- Born: June 18, 1911 Backnang, Kingdom of Württemberg, German Empire
- Died: May 11, 1984 (aged 72) Pura, Switzerland
- Education: University of Tübingen; University of Freiburg; Ludwig-Maximilians-Universität München (Ph.D., 1934);
- Known for: Sugar technology
- Scientific career
- Fields: Chemistry; Sugar technology
- Workplaces: Dresden University of Technology; Technical University of Danzig; Braunschweig University of Technology;

= Ferdinand Schneider =

German chemist (1911–1984)

Ferdinand Gottlob Schneider (18 June 1911 – 11 May 1984) was a German chemist.

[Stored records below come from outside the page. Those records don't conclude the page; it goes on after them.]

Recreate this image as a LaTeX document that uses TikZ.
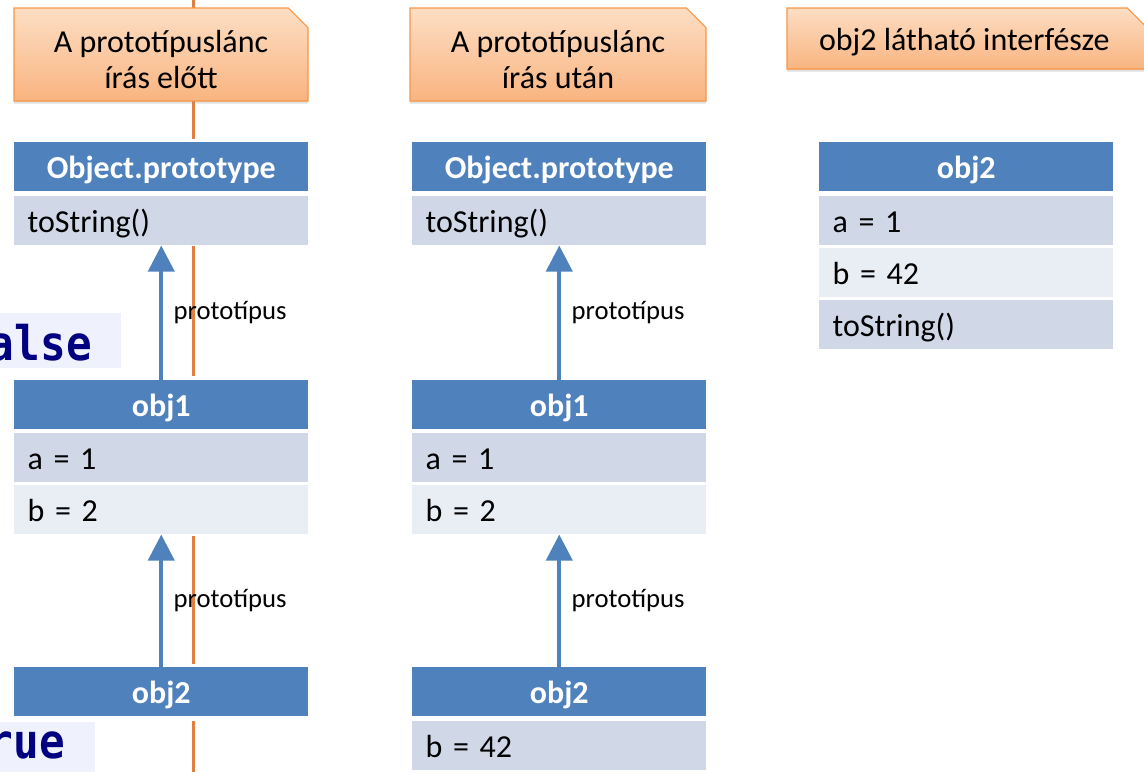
\documentclass[tikz,border=0pt]{standalone}
\usepackage{fontspec}
\setmainfont{Carlito}
\newfontfamily\codefont{DejaVu Sans Mono}
\usetikzlibrary{arrows.meta,shapes.misc,shadows}
\definecolor{hblue}{RGB}{79,129,189}
\definecolor{rdark}{RGB}{208,216,232}
\definecolor{rlight}{RGB}{233,237,244}
\definecolor{cotop}{RGB}{253,222,196}
\definecolor{cobot}{RGB}{249,180,128}
\definecolor{coline}{RGB}{247,150,70}
\definecolor{oline}{RGB}{222,128,68}
\definecolor{lav}{RGB}{239,241,253}
\definecolor{navy}{RGB}{0,0,128}
\tikzset{
  hdr/.style={fill=hblue, text=white, font=\fontsize{24}{28}\selectfont\bfseries,
    minimum width=220.5pt, minimum height=36.75pt, inner sep=0pt, anchor=north west,
    text height=20pt, text depth=2.5pt},
  rowbase/.style={font=\fontsize{24}{28}\selectfont, text width=200.5pt, inner xsep=10pt,
    inner ysep=0pt, minimum height=36.75pt, align=left, anchor=north west,
    text height=20pt, text depth=2.5pt},
  rowd/.style={rowbase, fill=rdark},
  rowl/.style={rowbase, fill=rlight},
  callout/.style={chamfered rectangle, chamfered rectangle corners=north east,
    chamfered rectangle xsep=9.5pt, chamfered rectangle ysep=9.5pt,
    draw=coline, line width=0.8pt, top color=cotop, bottom color=cobot,
    drop shadow={shadow xshift=0pt, shadow yshift=-2pt, opacity=0.25},
    inner sep=0pt, font=\fontsize{24}{27}\selectfont},
  ctext/.style={font=\fontsize{24}{27}\selectfont, align=center, inner sep=0pt},
  parr/.style={draw=hblue, line width=3pt, -{Triangle[length=19.5pt,width=19.5pt]}},
  plab/.style={font=\fontsize{20}{24}\selectfont, anchor=west, inner sep=0pt, xshift=7.8pt},
  oline/.style={draw=oline, line width=2.25pt},
  codetxt/.style={font=\codefont\bfseries\fontsize{32}{36}\selectfont, text=navy, inner sep=0pt, anchor=base east},
  codebg/.style={fill=lav, inner sep=0pt, anchor=north west}
}
\begin{document}
\begin{tikzpicture}[x=0.75pt,y=-0.75pt]
\useasboundingbox (0,0) rectangle (1144,772);
\begin{scope}
\clip (0,0) rectangle (1144,772);
% orange time line
\coordinate (ltop) at (193,0);
\coordinate (lbot) at (193,772);
\draw[oline] (ltop) -- (lbot);

% white backgrounds hiding the line behind the tables
\fill[white] (14,139) rectangle (308,246);
\fill[white] (14,376) rectangle (308,536);
\fill[white] (14,664) rectangle (308,721);

% callouts
\node[callout, minimum width=220.5pt, minimum height=69.75pt] (call1) at (161,54.5) {\phantom{A}};
\node[ctext] (call1t) at ([yshift=-3.4pt]call1.center) {A prototípuslánc\\írás előtt};
\node[callout, minimum width=222pt, minimum height=69.75pt] (call2) at (558,54.5) {\phantom{A}};
\node[ctext] (call2t) at ([yshift=-3.4pt]call2.center) {A prototípuslánc\\írás után};
\node[callout, minimum width=270pt, minimum height=45.75pt] (call3) at (967,38.5) {\phantom{A}};
\node[ctext] (call3t) at ([xshift=-2pt,yshift=-2.5pt]call3.center) {obj2 látható interfésze};

% column 1
\node[hdr] (c1op) at (14,142) {Object.prototype};
\node[rowd] (c1ts) at (14,196) {toString()};
\node[hdr] (c1o1) at (14,380) {obj1};
\node[rowd] (c1a) at (14,433) {a = 1};
\node[rowl] (c1b) at (14,485) {b = 2};
\node[hdr] (c1o2) at (14,667) {obj2};
\draw[parr] (c1o1.north) -- (c1ts.south) node[plab, midway] (c1l1) {prototípus};
\draw[parr] (c1o2.north) -- (c1b.south) node[plab, midway] (c1l2) {prototípus};

% column 2
\node[hdr] (c2op) at (412,142) {Object.prototype};
\node[rowd] (c2ts) at (412,196) {toString()};
\node[hdr] (c2o1) at (412,380) {obj1};
\node[rowd] (c2a) at (412,433) {a = 1};
\node[rowl] (c2b) at (412,485) {b = 2};
\node[hdr] (c2o2) at (412,667) {obj2};
\node[rowd] (c2b2) at (412,721) {b = 42};
\draw[parr] (c2o1.north) -- (c2ts.south) node[plab, midway] (c2l1) {prototípus};
\draw[parr] (c2o2.north) -- (c2b.south) node[plab, midway] (c2l2) {prototípus};

% column 3
\node[hdr] (c3o2) at (819,142) {obj2};
\node[rowd] (c3a) at (819,196) {a = 1};
\node[rowl] (c3b) at (819,248) {b = 42};
\node[rowd] (c3ts) at (819,300) {toString()};

% code fragments
\node[codebg, minimum width=90.75pt, minimum height=41.25pt] (fbg) at (0,313) {};
\node[codetxt] (ftxt) at (92,360) {\scalebox{1}[1.12]{false}};
\node[codebg, minimum width=71.25pt, minimum height=37.5pt] (tbg) at (0,722) {};
\node[codetxt] (ttxt) at (65,758) {\scalebox{1}[1.12]{true}};
\end{scope}
\end{tikzpicture}
\end{document}
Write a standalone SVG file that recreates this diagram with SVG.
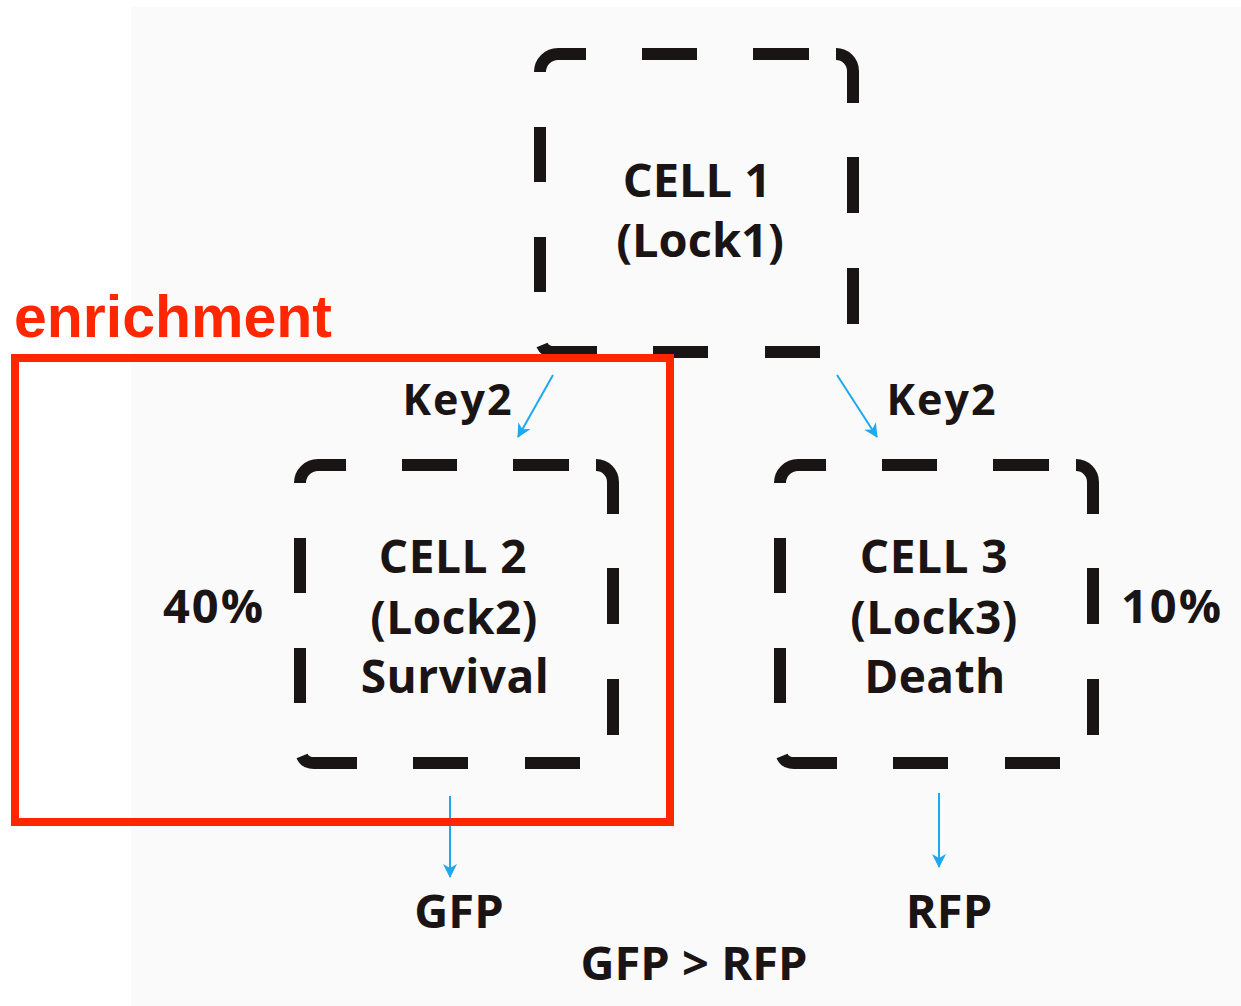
<svg xmlns="http://www.w3.org/2000/svg" width="1241" height="1006" viewBox="0 0 1241 1006">
<style>
.dash{fill:none;stroke:#1a1515;stroke-width:12;stroke-linecap:butt}
.t{font-family:"Open Sans","Noto Sans","Liberation Sans",sans-serif;font-weight:700;fill:#1a1414;text-anchor:middle}
.cell{font-size:46px;letter-spacing:0.5px}
.lbl{font-size:47px;letter-spacing:2px}
.conn{stroke:#1fa8ee;stroke-width:2;fill:none}
</style>
<defs>
<marker id="ah" viewBox="0 0 14 14" refX="13" refY="7" markerWidth="14" markerHeight="14" markerUnits="userSpaceOnUse" orient="auto">
<path d="M0,0 L14,7 L0,14 L4,7 Z" fill="#1fa8ee"/>
</marker>
<g id="box">
<path class="dash" d="M0 18 A18 18 0 0 1 18 0 L46 0"/>
<path class="dash" d="M102 0 L157 0 M213 0 L269 0"/>
<path class="dash" d="M296 0 A17 17 0 0 1 313 17 L313 49"/>
<path class="dash" d="M313 103 L313 159 M313 214 L313 270"/>
<path class="dash" d="M280 298 L225 298 M168 298 L113 298"/>
<path class="dash" d="M57 298 L14 298 Q5 298 2 291"/>
<path class="dash" d="M0 238 L0 183 M0 128 L0 73"/>
</g>
</defs>
<rect x="0" y="0" width="1241" height="1006" fill="#ffffff"/>
<rect x="131" y="7" width="1110" height="999" fill="#fafafa"/>

<g id="cell1">
<use href="#box" x="540" y="54"/>
<text class="t" x="697" y="197" font-size="47">CELL 1</text>
<text class="t" x="700" y="257" font-size="47">(Lock1)</text>
</g>

<g id="cell2">
<use href="#box" x="300" y="465"/>
<text class="t cell" x="453" y="573">CELL 2</text>
<text class="t cell" x="454" y="634">(Lock2)</text>
<text class="t cell" x="455" y="693">Survival</text>
</g>

<g id="cell3">
<use href="#box" x="780" y="465"/>
<text class="t cell" x="934" y="573">CELL 3</text>
<text class="t cell" x="934" y="634">(Lock3)</text>
<text class="t cell" x="935" y="693">Death</text>
</g>

<g id="connectors">
<line class="conn" x1="553" y1="375" x2="518" y2="437" marker-end="url(#ah)"/>
<line class="conn" x1="837" y1="375" x2="877" y2="437" marker-end="url(#ah)"/>
<line class="conn" x1="450" y1="796" x2="450" y2="877" marker-end="url(#ah)"/>
<line class="conn" x1="939" y1="793" x2="939" y2="867" marker-end="url(#ah)"/>
</g>

<g id="labels">
<text class="t" x="458" y="415" font-size="43" letter-spacing="2">Key2</text>
<text class="t" x="942" y="415" font-size="43" letter-spacing="2">Key2</text>
<text class="t lbl" x="214" y="623">40%</text>
<text class="t lbl" x="1172" y="623">10%</text>
<text class="t" x="459" y="928" font-size="47">GFP</text>
<text class="t" x="949" y="928" font-size="47">RFP</text>
<text class="t" x="694" y="980" font-size="47">GFP &gt; RFP</text>
</g>

<g id="enrichment">
<rect x="15" y="358" width="655" height="464" fill="none" stroke="#ff2600" stroke-width="8"/>
<text x="14" y="337" font-family="'Liberation Sans',Arial,sans-serif" font-weight="700" font-size="59" fill="#ff2600">enrichment</text>
</g>
</svg>
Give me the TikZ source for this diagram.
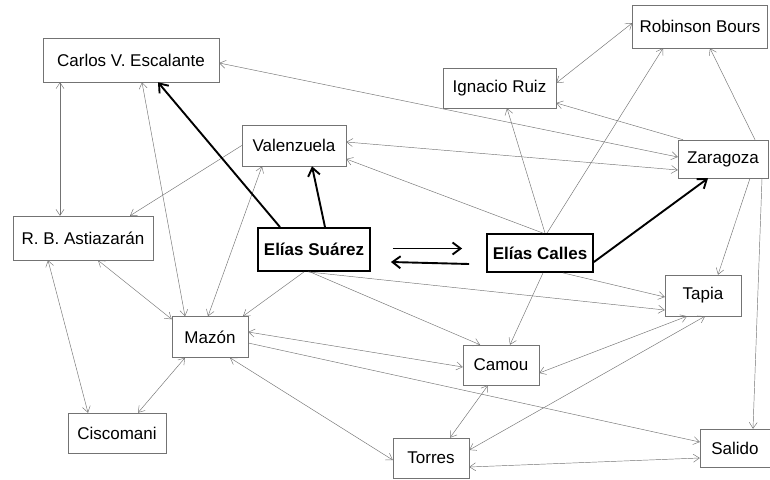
\documentclass[tikz,border=0pt]{standalone}
\usepackage{fontspec}
\setmainfont{Liberation Sans}
\usetikzlibrary{arrows.meta,calc}
\begin{document}
\begin{tikzpicture}[x=1pt,y=-1pt,
  person/.style={draw=black!55,line width=0.5pt,inner sep=0pt,minimum height=41pt,font=\fontsize{17}{19}\selectfont,text=black},
  leader/.style={draw=black,line width=1.8pt,inner sep=0pt,minimum height=41pt,font=\fontsize{17}{19}\selectfont\bfseries},
  link/.style={draw=black!55,line width=0.45pt,-{Straight Barb[length=6pt,width=8pt]}},
  blink/.style={draw=black!55,line width=0.45pt,{Straight Barb[length=6pt,width=8pt]}-{Straight Barb[length=6pt,width=8pt]}},
  power/.style={draw=black,line width=1.9pt,-{Straight Barb[length=8pt,width=12pt,line width=1.9pt]}}]
\useasboundingbox[fill=white] (0,0) rectangle (770,479);

\node[person,minimum width=176pt,minimum height=44pt] (carlos) at (131,60) {Carlos V. Escalante};
\node[person,minimum width=104pt] (val) at (294,145.5) {Valenzuela};
\node[person,minimum width=140pt,minimum height=44pt] (ast) at (83,238) {R. B. Astiazarán};
\node[leader,minimum width=112pt,minimum height=43pt] (es) at (314,249.5) {Elías Suárez};
\node[leader,minimum width=106pt,minimum height=38pt] (ec) at (540,253) {Elías Calles};
\node[person,minimum width=135pt,minimum height=43pt] (rb) at (700,26.5) {Robinson Bours};
\node[person,minimum width=113pt,minimum height=40pt] (ir) at (499.5,88) {Ignacio Ruiz};
\node[person,minimum width=90pt,minimum height=38pt] (zar) at (723,159) {Zaragoza};
\node[person,minimum width=76pt] (tapia) at (703,295.5) {Tapia};
\node[person,minimum width=76pt,minimum height=40pt] (camou) at (501,365) {Camou};
\node[person,minimum width=76pt,minimum height=40pt] (torres) at (431,458) {Torres};
\node[person,minimum width=70pt,minimum height=38pt] (salido) at (735,448) {Salido};
\node[person,minimum width=76pt] (mazon) at (210,337) {Mazón};
\node[person,minimum width=98pt,minimum height=40pt] (cisc) at (117,433) {Ciscomani};

% thin links
\draw[blink] ($(carlos.south)+(-71,0)$) -- ($(ast.north)+(-23,0)$);
\draw[blink] ($(carlos.south)+(11,0)$) -- ($(mazon.north)+(-25,0)$);
\draw[blink] ($(carlos.east)+(0,3)$) -- ($(zar.west)+(0,-2)$);
\draw[blink] ($(val.east)+(0,-3.5)$) -- ($(zar.west)+(0,11)$);
\draw[link] ($(ec.north)+(3,0)$) -- ($(val.east)+(0,13.5)$);
\draw[link] ($(zar.north)+(-40,0)$) -- ($(ir.east)+(0,15)$);
\draw[blink] ($(ir.east)+(0,-5)$) -- ($(rb.west)+(0,-3.5)$);
\draw[link] ($(zar.north)+(32,0)$) -- ($(rb.south)+(10,0)$);
\draw[link] ($(ec.north)+(5,0)$) -- ($(ir.south)+(7.5,0)$);
\draw[link] ($(ec.north)+(7,0)$) -- ($(rb.south)+(-37,0)$);
\draw[link] (val.west) -- ($(ast.north)+(47,0)$);
\draw[blink] ($(val.south)+(-32,0)$) -- ($(mazon.north)+(-2,0)$);
\draw[blink] ($(ast.south)+(15,0)$) -- ($(mazon.north west)+(0,3)$);
\draw[blink] ($(ast.south)+(-35,0)$) -- ($(cisc.north)+(-29,0)$);
\draw[blink] ($(mazon.south)+(-25,0)$) -- ($(cisc.north)+(21,0)$);
\draw[link] ($(es.south)+(-10,0)$) -- ($(mazon.north)+(33,0)$);
\draw[blink] ($(mazon.south)+(20,0)$) -- ($(torres.west)+(0,2)$);
\draw[blink] ($(mazon.east)+(0,-5)$) -- ($(camou.west)+(0,2)$);
\draw[link] ($(mazon.east)+(0,6)$) -- ($(salido.west)+(0,-6)$);
\draw[link] ($(es.south)+(-4,0)$) -- ($(camou.north)+(-21,0)$);
\draw[link] ($(es.south)+(-6,0)$) -- ($(tapia.west)+(0,14.5)$);
\draw[link] ($(ec.south)+(23,0)$) -- ($(tapia.west)+(0,1.5)$);
\draw[link] ($(ec.south)+(3,0)$) -- ($(camou.north)+(9,0)$);
\draw[blink] ($(tapia.south)+(-16,0)$) -- ($(camou.east)+(0,8)$);
\draw[blink] ($(tapia.south)+(2,0)$) -- ($(torres.east)+(0,-8)$);
\draw[blink] ($(camou.south)+(-13,0)$) -- ($(torres.north)+(19,0)$);
\draw[blink] ($(torres.east)+(0,9)$) -- ($(salido.west)+(0,10)$);
\draw[link] ($(zar.south)+(27,0)$) -- ($(tapia.north)+(15,0)$);
\draw[link] ($(zar.south)+(39,0)$) -- ($(salido.north)+(18,0)$);

% thick links
\draw[power] ($(ec.east)+(0,9)$) -- ($(zar.south)+(-15,0)$);
\draw[power] ($(es.north)+(-34,0)$) -- ($(carlos.south)+(27,0)$);
\draw[power] ($(es.north)+(11,0)$) -- ($(val.south)+(18,0)$);
\draw[power] ($(es.east)+(22,-1)$) -- ($(ec.west)+(-24,-4.5)$);
\draw[power] ($(ec.west)+(-17,11)$) -- ($(es.east)+(20,12.5)$);
\end{tikzpicture}
\end{document}
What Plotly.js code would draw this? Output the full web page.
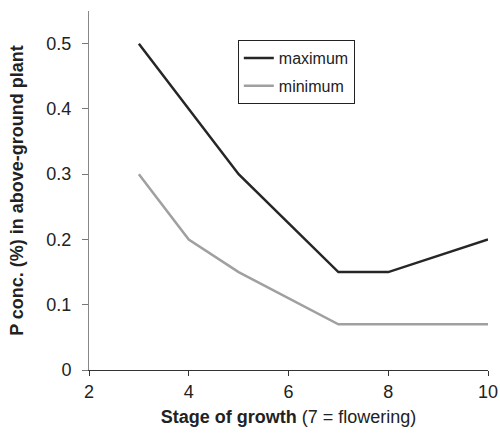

Schneider was born in Backnang in the Kingdom of Württemberg. He studied at the University of Tübingen, the University of Freiburg, and the Ludwig-Maximilians-Universität München (Ph.D. 1934) and subsequently held the positions of privat-docent at the Dresden University of Technology (1941), Technical University of Danzig and professor at the Braunschweig University of Technology (1949–1970). Schneider is the author of the German edition of Sugar Technology and hundreds of sugar-related articles. Professor Schneider was director of Agricultoral Technology and the Sugar Industry in Braunschweig. He taught sugar technology for many years in Germany. During his career, he trained many men and women from around the world who have PhD in sugar technology.

In 1929, he joined the fraternity Landsmannschaft Schottland. In 1984 Schneider died in Pura, Switzerland.